> **Stated exercise**
Retype every line from the start of the data down to and including the line with "XAxis, YAxis, LabelList". Skip the pictures.

> **Material**
=-=-=-=-=

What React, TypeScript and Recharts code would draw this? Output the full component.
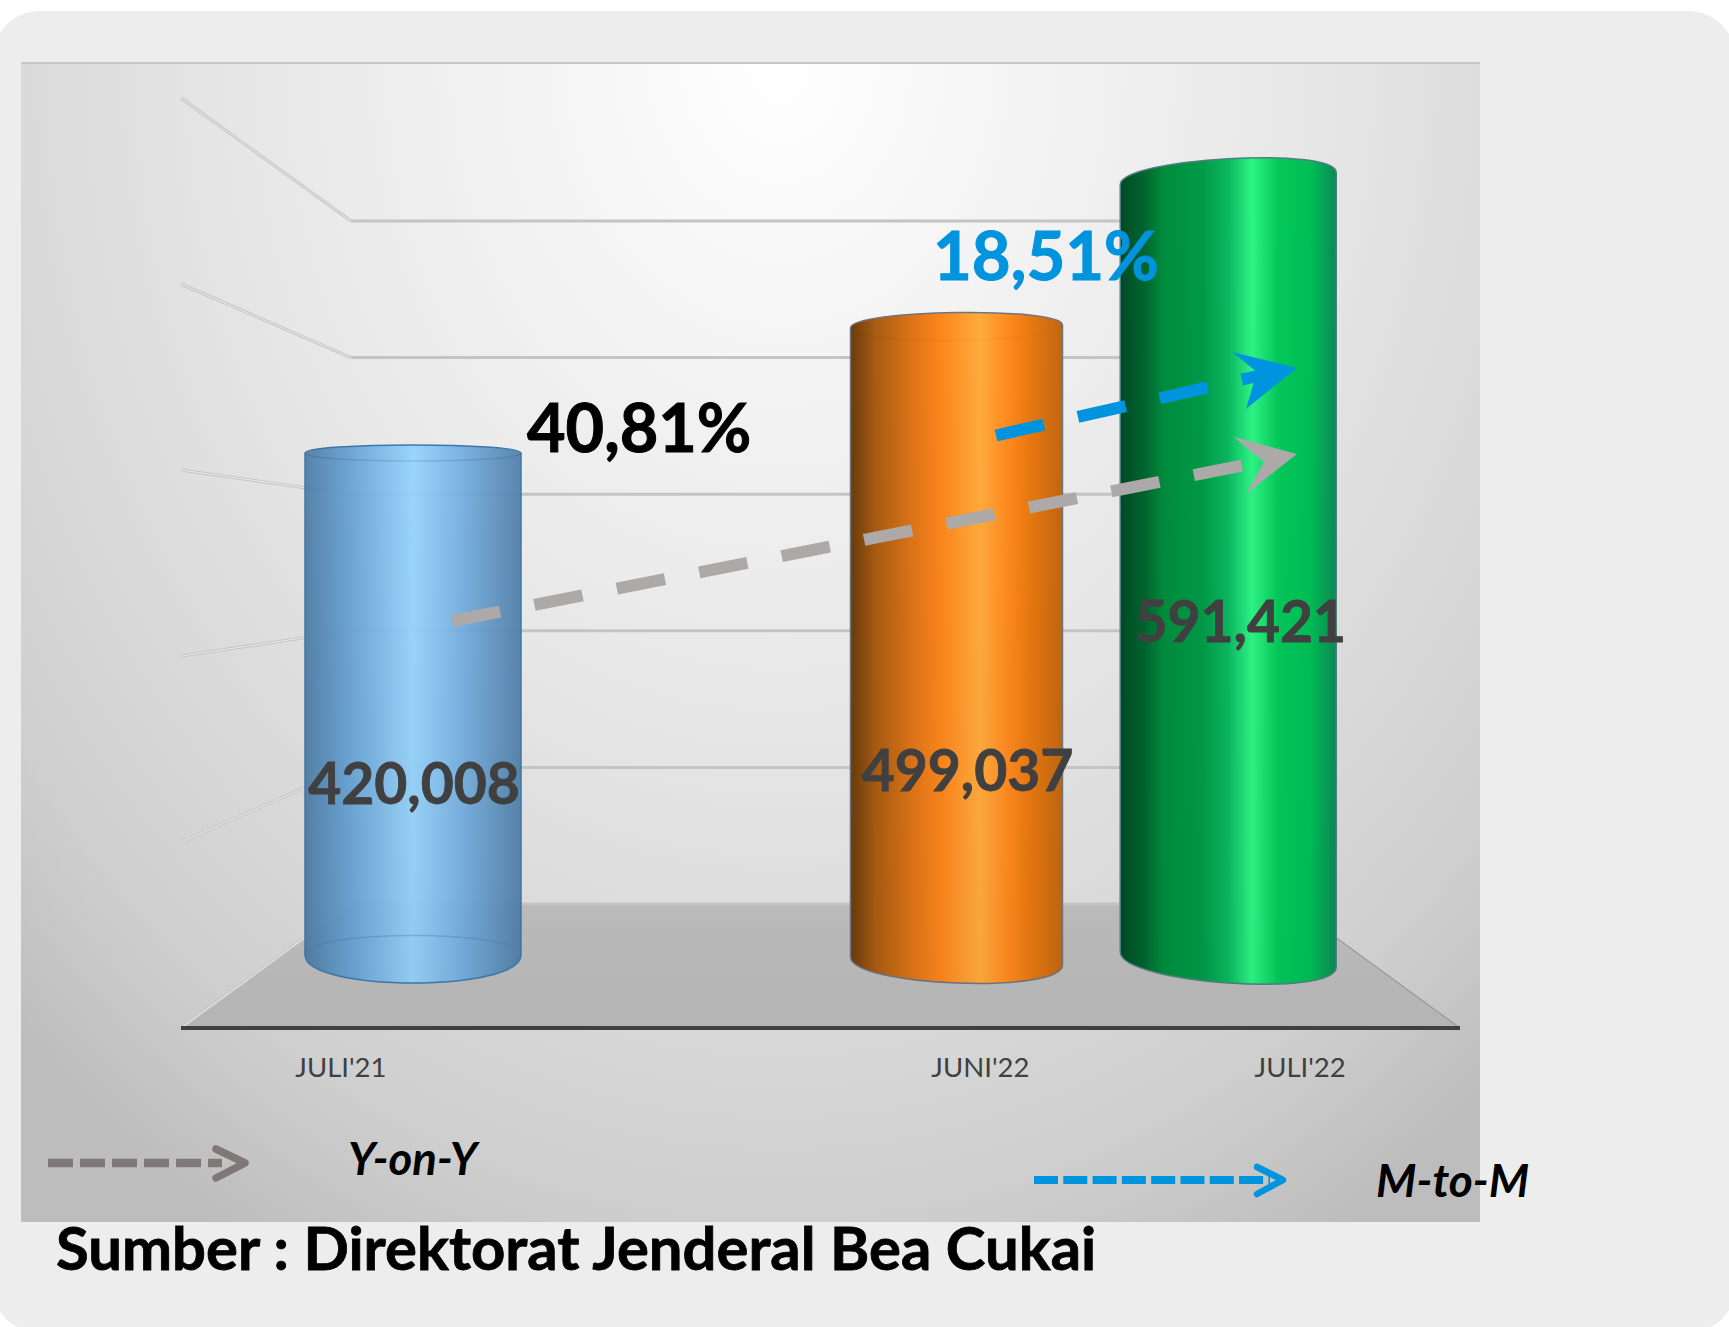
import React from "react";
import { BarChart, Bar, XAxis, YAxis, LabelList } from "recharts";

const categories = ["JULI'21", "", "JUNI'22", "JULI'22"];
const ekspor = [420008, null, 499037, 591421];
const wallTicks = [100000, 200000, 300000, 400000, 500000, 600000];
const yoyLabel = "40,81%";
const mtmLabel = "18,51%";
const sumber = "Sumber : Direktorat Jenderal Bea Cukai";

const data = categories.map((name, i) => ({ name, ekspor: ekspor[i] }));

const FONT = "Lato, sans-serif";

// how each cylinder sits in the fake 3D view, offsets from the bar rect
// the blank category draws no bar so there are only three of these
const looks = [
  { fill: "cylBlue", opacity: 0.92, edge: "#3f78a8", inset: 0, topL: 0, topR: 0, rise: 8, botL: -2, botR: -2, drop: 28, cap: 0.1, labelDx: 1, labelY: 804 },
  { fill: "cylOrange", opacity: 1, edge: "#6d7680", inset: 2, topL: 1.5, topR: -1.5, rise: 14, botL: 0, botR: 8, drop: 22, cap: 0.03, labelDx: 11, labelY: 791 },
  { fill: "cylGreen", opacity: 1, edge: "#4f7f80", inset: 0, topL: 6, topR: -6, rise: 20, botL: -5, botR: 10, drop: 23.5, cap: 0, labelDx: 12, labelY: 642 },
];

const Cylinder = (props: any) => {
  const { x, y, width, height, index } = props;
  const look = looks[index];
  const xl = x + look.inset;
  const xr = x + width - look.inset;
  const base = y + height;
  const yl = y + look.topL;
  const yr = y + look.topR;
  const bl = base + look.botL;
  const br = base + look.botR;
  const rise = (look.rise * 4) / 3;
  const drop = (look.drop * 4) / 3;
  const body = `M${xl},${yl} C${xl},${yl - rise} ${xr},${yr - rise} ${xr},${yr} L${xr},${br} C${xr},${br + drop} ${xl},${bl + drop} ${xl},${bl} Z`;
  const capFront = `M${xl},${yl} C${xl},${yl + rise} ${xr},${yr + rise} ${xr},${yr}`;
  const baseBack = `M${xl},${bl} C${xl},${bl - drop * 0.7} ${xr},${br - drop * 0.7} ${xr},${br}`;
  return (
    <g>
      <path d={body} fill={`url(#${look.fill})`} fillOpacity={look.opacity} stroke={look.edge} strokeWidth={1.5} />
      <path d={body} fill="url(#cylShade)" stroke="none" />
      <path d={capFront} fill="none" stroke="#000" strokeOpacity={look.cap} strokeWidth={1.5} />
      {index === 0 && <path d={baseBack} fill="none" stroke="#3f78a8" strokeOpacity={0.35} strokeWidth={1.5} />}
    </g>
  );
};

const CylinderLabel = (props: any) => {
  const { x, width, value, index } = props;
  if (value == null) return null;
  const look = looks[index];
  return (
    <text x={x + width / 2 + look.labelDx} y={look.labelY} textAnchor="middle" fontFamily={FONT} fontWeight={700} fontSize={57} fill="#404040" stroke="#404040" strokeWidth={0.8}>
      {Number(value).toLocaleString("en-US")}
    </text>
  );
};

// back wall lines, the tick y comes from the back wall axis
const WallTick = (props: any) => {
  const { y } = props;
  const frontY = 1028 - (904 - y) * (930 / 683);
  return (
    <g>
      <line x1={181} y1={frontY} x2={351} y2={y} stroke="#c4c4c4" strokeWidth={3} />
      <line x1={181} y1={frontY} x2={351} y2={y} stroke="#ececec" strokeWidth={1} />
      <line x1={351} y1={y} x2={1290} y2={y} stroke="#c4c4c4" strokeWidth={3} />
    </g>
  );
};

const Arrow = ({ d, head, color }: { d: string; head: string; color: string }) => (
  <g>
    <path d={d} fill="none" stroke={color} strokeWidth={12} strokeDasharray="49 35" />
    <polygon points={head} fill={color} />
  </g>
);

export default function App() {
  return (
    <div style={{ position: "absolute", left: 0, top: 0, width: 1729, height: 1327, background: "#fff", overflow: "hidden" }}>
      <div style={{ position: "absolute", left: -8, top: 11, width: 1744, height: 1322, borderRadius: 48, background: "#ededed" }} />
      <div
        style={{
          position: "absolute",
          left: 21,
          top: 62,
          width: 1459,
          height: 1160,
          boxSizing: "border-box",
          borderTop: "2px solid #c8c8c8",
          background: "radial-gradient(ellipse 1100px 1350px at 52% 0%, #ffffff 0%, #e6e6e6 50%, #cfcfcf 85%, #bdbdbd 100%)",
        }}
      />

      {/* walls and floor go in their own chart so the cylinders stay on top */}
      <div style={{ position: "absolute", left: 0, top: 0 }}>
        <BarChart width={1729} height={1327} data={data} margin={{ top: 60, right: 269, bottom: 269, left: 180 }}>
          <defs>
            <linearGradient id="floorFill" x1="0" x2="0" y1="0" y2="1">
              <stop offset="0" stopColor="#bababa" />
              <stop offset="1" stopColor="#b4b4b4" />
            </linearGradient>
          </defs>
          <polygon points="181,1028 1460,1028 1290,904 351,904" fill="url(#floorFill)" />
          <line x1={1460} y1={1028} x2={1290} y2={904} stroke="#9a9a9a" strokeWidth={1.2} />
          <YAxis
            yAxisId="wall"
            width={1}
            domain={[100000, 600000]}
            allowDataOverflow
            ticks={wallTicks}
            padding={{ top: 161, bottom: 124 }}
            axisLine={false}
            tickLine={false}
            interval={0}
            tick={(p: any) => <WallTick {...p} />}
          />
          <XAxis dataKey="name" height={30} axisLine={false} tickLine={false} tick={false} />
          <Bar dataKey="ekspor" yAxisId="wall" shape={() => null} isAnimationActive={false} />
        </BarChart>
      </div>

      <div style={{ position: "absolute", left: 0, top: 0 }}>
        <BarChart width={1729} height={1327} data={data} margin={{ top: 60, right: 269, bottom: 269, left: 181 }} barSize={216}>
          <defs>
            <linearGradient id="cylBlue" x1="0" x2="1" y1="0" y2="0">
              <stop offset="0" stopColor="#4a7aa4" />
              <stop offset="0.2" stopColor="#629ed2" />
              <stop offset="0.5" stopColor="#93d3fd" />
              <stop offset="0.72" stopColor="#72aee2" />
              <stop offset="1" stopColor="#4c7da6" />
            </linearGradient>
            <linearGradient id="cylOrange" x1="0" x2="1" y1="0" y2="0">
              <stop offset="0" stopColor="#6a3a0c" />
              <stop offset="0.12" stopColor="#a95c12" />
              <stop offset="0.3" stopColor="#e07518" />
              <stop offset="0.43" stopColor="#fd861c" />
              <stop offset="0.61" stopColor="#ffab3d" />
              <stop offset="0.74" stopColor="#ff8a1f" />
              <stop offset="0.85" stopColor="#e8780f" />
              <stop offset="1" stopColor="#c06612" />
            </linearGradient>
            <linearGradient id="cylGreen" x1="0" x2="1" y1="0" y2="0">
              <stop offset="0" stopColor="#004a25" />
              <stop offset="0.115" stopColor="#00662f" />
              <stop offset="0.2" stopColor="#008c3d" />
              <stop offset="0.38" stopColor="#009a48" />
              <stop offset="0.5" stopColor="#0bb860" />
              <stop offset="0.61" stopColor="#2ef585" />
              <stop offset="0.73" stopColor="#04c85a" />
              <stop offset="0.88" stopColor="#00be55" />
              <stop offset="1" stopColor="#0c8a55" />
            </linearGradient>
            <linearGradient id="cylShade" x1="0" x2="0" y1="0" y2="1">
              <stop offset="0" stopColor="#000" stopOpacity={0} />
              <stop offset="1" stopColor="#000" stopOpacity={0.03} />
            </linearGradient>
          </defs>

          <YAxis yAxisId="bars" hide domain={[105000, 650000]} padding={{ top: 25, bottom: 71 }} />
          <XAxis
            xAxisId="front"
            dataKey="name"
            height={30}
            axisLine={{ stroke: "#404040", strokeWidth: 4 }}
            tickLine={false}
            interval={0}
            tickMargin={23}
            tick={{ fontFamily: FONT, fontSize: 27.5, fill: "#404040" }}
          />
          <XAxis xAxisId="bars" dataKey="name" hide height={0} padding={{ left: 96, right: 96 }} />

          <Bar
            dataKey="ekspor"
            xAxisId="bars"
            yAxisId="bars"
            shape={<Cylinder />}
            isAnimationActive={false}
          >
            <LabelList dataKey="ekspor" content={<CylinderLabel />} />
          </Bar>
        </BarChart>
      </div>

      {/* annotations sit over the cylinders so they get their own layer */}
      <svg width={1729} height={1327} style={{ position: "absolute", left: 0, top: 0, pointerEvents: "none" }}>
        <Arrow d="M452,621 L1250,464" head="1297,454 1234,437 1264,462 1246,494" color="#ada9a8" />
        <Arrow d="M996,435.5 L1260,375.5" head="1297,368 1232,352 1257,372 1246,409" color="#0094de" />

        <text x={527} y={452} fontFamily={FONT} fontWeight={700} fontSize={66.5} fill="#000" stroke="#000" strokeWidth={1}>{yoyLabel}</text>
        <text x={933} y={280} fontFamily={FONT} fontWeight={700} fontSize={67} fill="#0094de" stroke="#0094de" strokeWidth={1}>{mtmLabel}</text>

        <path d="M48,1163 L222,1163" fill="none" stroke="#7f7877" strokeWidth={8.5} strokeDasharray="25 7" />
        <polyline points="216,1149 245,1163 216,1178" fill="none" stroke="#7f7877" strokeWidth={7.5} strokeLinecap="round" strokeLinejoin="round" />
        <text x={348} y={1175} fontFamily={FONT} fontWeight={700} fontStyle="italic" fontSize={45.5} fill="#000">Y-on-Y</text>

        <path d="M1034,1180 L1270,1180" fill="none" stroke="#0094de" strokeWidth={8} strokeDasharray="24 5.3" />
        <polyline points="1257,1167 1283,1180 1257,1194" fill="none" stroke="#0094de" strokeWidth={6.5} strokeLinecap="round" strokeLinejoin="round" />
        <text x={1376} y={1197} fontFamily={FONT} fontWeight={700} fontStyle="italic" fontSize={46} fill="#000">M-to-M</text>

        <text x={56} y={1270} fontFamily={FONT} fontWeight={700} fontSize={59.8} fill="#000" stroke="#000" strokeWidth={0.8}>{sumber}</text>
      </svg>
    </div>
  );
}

=-=-=-=-=

> **Solution to the problem**
What React, TypeScript and Recharts code would draw this? Output the full component.
import React from "react";
import { BarChart, Bar, XAxis, YAxis, LabelList } from "recharts";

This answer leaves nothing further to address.